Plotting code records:
....
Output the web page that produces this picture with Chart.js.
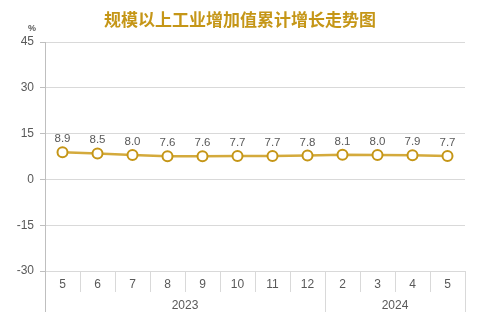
<!DOCTYPE html>
<html>
<head>
<meta charset="utf-8">
<script src="https://cdn.jsdelivr.net/npm/chart.js@4/dist/chart.umd.min.js"></script>
<style>
  html, body { margin: 0; padding: 0; background: #fff; }
  #wrap { width: 477px; height: 323px; position: relative; }
</style>
</head>
<body>
<div id="wrap"><canvas id="growthChart"></canvas></div>
<script>
const months = ["5", "6", "7", "8", "9", "10", "11", "12", "2", "3", "4", "5"];
const growth = [8.9, 8.5, 8.0, 7.6, 7.6, 7.7, 7.7, 7.8, 8.1, 8.0, 7.9, 7.7];
const years = [
  { label: "2023", from: 0, to: 7 },
  { label: "2024", from: 8, to: 11 }
];
const yTicks = { min: -30, max: 45, step: 15 };

const gold = "#c59617";
const textGray = "#595959";
const lineGray = "#d9d9d9";
const fontFamily = "'Liberation Sans', Arial, sans-serif";

// title, unit, point labels and the two-level category axis
const decorations = {
  id: "decorations",
  afterDraw(chart) {
    const ctx = chart.ctx;
    const area = chart.chartArea;
    const x = chart.scales.x;
    const meta = chart.getDatasetMeta(0);

    ctx.save();
    ctx.fillStyle = gold;
    ctx.font = "bold 17px 'Noto Sans CJK SC', sans-serif";
    ctx.textAlign = "center";
    ctx.textBaseline = "middle";
    ctx.fillText("规模以上工业增加值累计增长走势图", 240, 20);

    ctx.fillStyle = textGray;
    ctx.font = "bold 9px " + fontFamily;
    ctx.fillText("%", 32, 29);

    // value labels over the points
    ctx.font = "11.5px " + fontFamily;
    ctx.textBaseline = "alphabetic";
    meta.data.forEach((pt, i) => {
      ctx.fillText(growth[i].toFixed(1), pt.x, pt.y - 10);
    });

    // axis line running down through the category rows
    ctx.strokeStyle = "#bfbfbf";
    ctx.lineWidth = 1;
    ctx.beginPath();
    ctx.moveTo(area.left + 0.5, area.bottom);
    ctx.lineTo(area.left + 0.5, area.bottom + 41);
    ctx.stroke();

    const half = (x.getPixelForValue(1) - x.getPixelForValue(0)) / 2;
    const rowMid = area.bottom + 14;
    const yearMid = area.bottom + 35;

    // month row
    ctx.strokeStyle = lineGray;
    ctx.font = "12px " + fontFamily;
    ctx.textBaseline = "middle";
    months.forEach((m, i) => {
      const cx = x.getPixelForValue(i);
      ctx.fillText(m, cx, rowMid);
      const edge = Math.round(cx + half) + 0.5;
      ctx.beginPath();
      ctx.moveTo(edge, area.bottom);
      ctx.lineTo(edge, area.bottom + 21);
      ctx.stroke();
    });

    // year row
    years.forEach(yr => {
      const left = x.getPixelForValue(yr.from) - half;
      const right = x.getPixelForValue(yr.to) + half;
      ctx.fillText(yr.label, (left + right) / 2, yearMid);
      const edge = Math.round(right) + 0.5;
      ctx.beginPath();
      ctx.moveTo(edge, area.bottom);
      ctx.lineTo(edge, area.bottom + 41);
      ctx.stroke();
    });
    ctx.restore();
  }
};

new Chart(document.getElementById("growthChart"), {
  type: "line",
  data: {
    labels: months,
    datasets: [{
      data: growth,
      borderColor: "#d4aa3c",
      borderWidth: 2.5,
      pointRadius: 5,
      pointBorderWidth: 2,
      pointBorderColor: gold,
      pointBackgroundColor: "#fff",
      tension: 0
    }]
  },
  options: {
    responsive: true,
    maintainAspectRatio: false,
    animation: false,
    events: [],
    layout: { padding: { top: 42, right: 12, bottom: 52, left: 0 } },
    plugins: {
      legend: { display: false },
      tooltip: { enabled: false }
    },
    scales: {
      x: {
        type: "category",
        offset: true,
        display: false
      },
      y: {
        min: yTicks.min,
        max: yTicks.max,
        ticks: {
          stepSize: yTicks.step,
          color: textGray,
          font: { size: 12, family: fontFamily },
          padding: 6
        },
        grid: { color: lineGray, tickLength: 5, tickColor: "#bfbfbf" },
        border: { color: "#bfbfbf" },
        afterFit(scale) { scale.width = 45; }
      }
    }
  },
  plugins: [decorations]
});
</script>
</body>
</html>
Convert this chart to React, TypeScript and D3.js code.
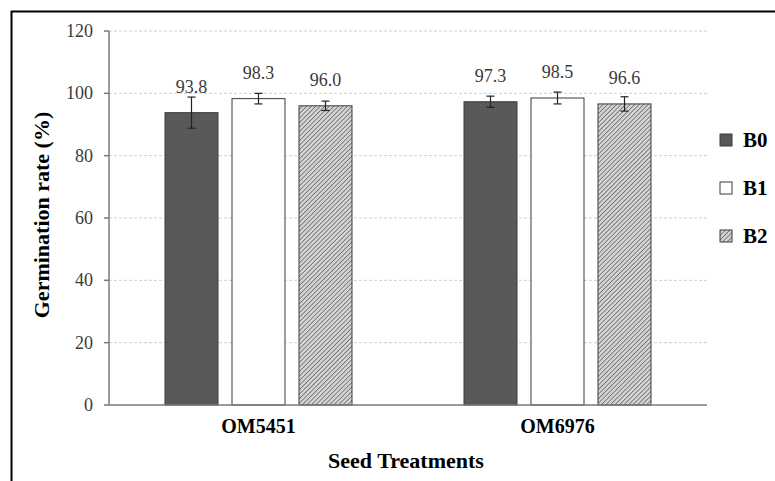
import React from "react";
import * as d3 from "d3";

const categories = ["OM5451", "OM6976"];
const series = ["B0", "B1", "B2"];
const valuesB0 = [93.8, 97.3];
const valuesB1 = [98.3, 98.5];
const valuesB2 = [96.0, 96.6];
const errB0 = [5.0, 1.8];
const errB1 = [1.7, 1.9];
const errB2 = [1.5, 2.3];
const yTicks = [0, 20, 40, 60, 80, 100, 120];

const W = 775, H = 481;
const plot = { left: 109, right: 707, top: 31, bottom: 405 };
const font = "Liberation Serif, Times New Roman, serif";

export default function App() {
  const values = [valuesB0, valuesB1, valuesB2];
  const errs = [errB0, errB1, errB2];
  const x0 = d3.scaleBand<string>().domain(categories).range([plot.left, plot.right]).paddingInner(0).paddingOuter(0);
  const x1 = d3.scaleBand<string>().domain(series).range([-93.5, 93.5]).paddingInner(0.209).paddingOuter(0);
  const y = d3.scaleLinear().domain([0, 120]).range([plot.bottom, plot.top]);
  const fills = ["#595959", "#ffffff", "url(#hatch)"];
  const legendY = [140, 188, 236];

  return (
    <svg width={W} height={H} style={{ position: "absolute", left: 0, top: 0, background: "#fff" }}>
      <defs>
        <pattern id="hatch" patternUnits="userSpaceOnUse" width="3.2" height="3.2" patternTransform="rotate(45)">
          <rect width="3.2" height="3.2" fill="#d4d4d4" />
          <line x1="0" y1="0" x2="0" y2="3.2" stroke="#555" strokeWidth="1.3" />
        </pattern>
      </defs>
      <rect x={0} y={0} width={W} height={H} fill="#fff" />
      {/* frame */}
      <line x1={11} y1={11.5} x2={W} y2={11.5} stroke="#000" strokeWidth={2} />
      <line x1={11.5} y1={11} x2={11.5} y2={H} stroke="#000" strokeWidth={2} />

      {/* gridlines */}
      {yTicks.filter(t => t > 0).map(t => (
        <line key={t} x1={plot.left} x2={plot.right} y1={y(t)} y2={y(t)} stroke="#cfcfcf" strokeWidth={1} strokeDasharray="3,2" />
      ))}

      {/* bars */}
      {categories.map((c, ci) => (
        <g key={c} transform={`translate(${x0(c)! + x0.bandwidth() / 2},0)`}>
          {series.map((s, si) => {
            const v = values[si][ci];
            const e = errs[si][ci];
            const bx = x1(s)!;
            const bw = x1.bandwidth();
            const cx = bx + bw / 2;
            return (
              <g key={s}>
                <rect x={bx} y={y(v)} width={bw} height={y(0) - y(v)} fill={fills[si]} stroke="#3a3a3a" strokeWidth={1} />
                <line x1={cx} x2={cx} y1={y(v + e)} y2={y(v - e)} stroke="#222" strokeWidth={1.2} />
                <line x1={cx - 4} x2={cx + 4} y1={y(v + e)} y2={y(v + e)} stroke="#222" strokeWidth={1.2} />
                <line x1={cx - 4} x2={cx + 4} y1={y(v - e)} y2={y(v - e)} stroke="#222" strokeWidth={1.2} />
                <text x={cx} y={y(v) - 20} textAnchor="middle" fontFamily={font} fontSize={18} fill="#3a3a3a">{v.toFixed(1)}</text>
              </g>
            );
          })}
          <text x={0} y={433} textAnchor="middle" fontFamily={font} fontSize={20} fontWeight="bold" fill="#000">{c}</text>
        </g>
      ))}

      {/* axes */}
      <line x1={plot.left} x2={plot.right} y1={plot.bottom} y2={plot.bottom} stroke="#7a7a7a" strokeWidth={1.5} />
      <line x1={plot.left} x2={plot.left} y1={plot.top} y2={plot.bottom} stroke="#7a7a7a" strokeWidth={1.5} />
      {yTicks.map(t => (
        <g key={t}>
          <line x1={plot.left - 5} x2={plot.left} y1={y(t)} y2={y(t)} stroke="#7a7a7a" strokeWidth={1.5} />
          <text x={plot.left - 16} y={y(t)} dy="0.33em" textAnchor="end" fontFamily={font} fontSize={18} fill="#3a3a3a">{t}</text>
        </g>
      ))}

      <text transform={`translate(49,215) rotate(-90)`} textAnchor="middle" fontFamily={font} fontSize={22} fontWeight="bold" fill="#000">Germination rate (%)</text>
      <text x={406} y={468} textAnchor="middle" fontFamily={font} fontSize={22} fontWeight="bold" fill="#000">Seed Treatments</text>

      {/* legend */}
      {series.map((s, si) => (
        <g key={s}>
          <rect x={720} y={legendY[si] - 6} width={12} height={12} fill={fills[si]} stroke="#3a3a3a" strokeWidth={1} />
          <text x={743} y={legendY[si]} dy="0.35em" fontFamily={font} fontSize={21} fontWeight="bold" fill="#000">{s}</text>
        </g>
      ))}
    </svg>
  );
}
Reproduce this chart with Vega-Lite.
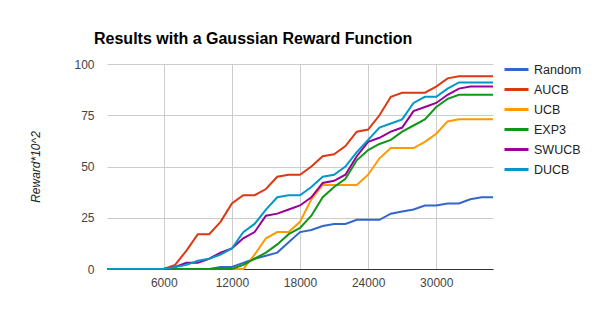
....
Required task - Without the pictures, copy the entries from their first line through the line containing "const meta = chart.getDatasetMeta(0);", and only those lines.

Complete output -
Output the web page that produces this picture with Chart.js.
<!DOCTYPE html>
<html>
<head>
<meta charset="utf-8">
<script src="https://cdn.jsdelivr.net/npm/chart.js@4/dist/chart.umd.min.js"></script>
<style>
  html, body { margin: 0; padding: 0; background: #fff; }
  #wrap { width: 477px; height: 323px; position: relative; }
</style>
</head>
<body>
<div id="wrap"><canvas id="growthChart"></canvas></div>
<script>
const months = ["5", "6", "7", "8", "9", "10", "11", "12", "2", "3", "4", "5"];
const growth = [8.9, 8.5, 8.0, 7.6, 7.6, 7.7, 7.7, 7.8, 8.1, 8.0, 7.9, 7.7];
const years = [
  { label: "2023", from: 0, to: 7 },
  { label: "2024", from: 8, to: 11 }
];
const yTicks = { min: -30, max: 45, step: 15 };

const gold = "#c59617";
const textGray = "#595959";
const lineGray = "#d9d9d9";
const fontFamily = "'Liberation Sans', Arial, sans-serif";

// title, unit, point labels and the two-level category axis
const decorations = {
  id: "decorations",
  afterDraw(chart) {
    const ctx = chart.ctx;
    const area = chart.chartArea;
    const x = chart.scales.x;
    const meta = chart.getDatasetMeta(0);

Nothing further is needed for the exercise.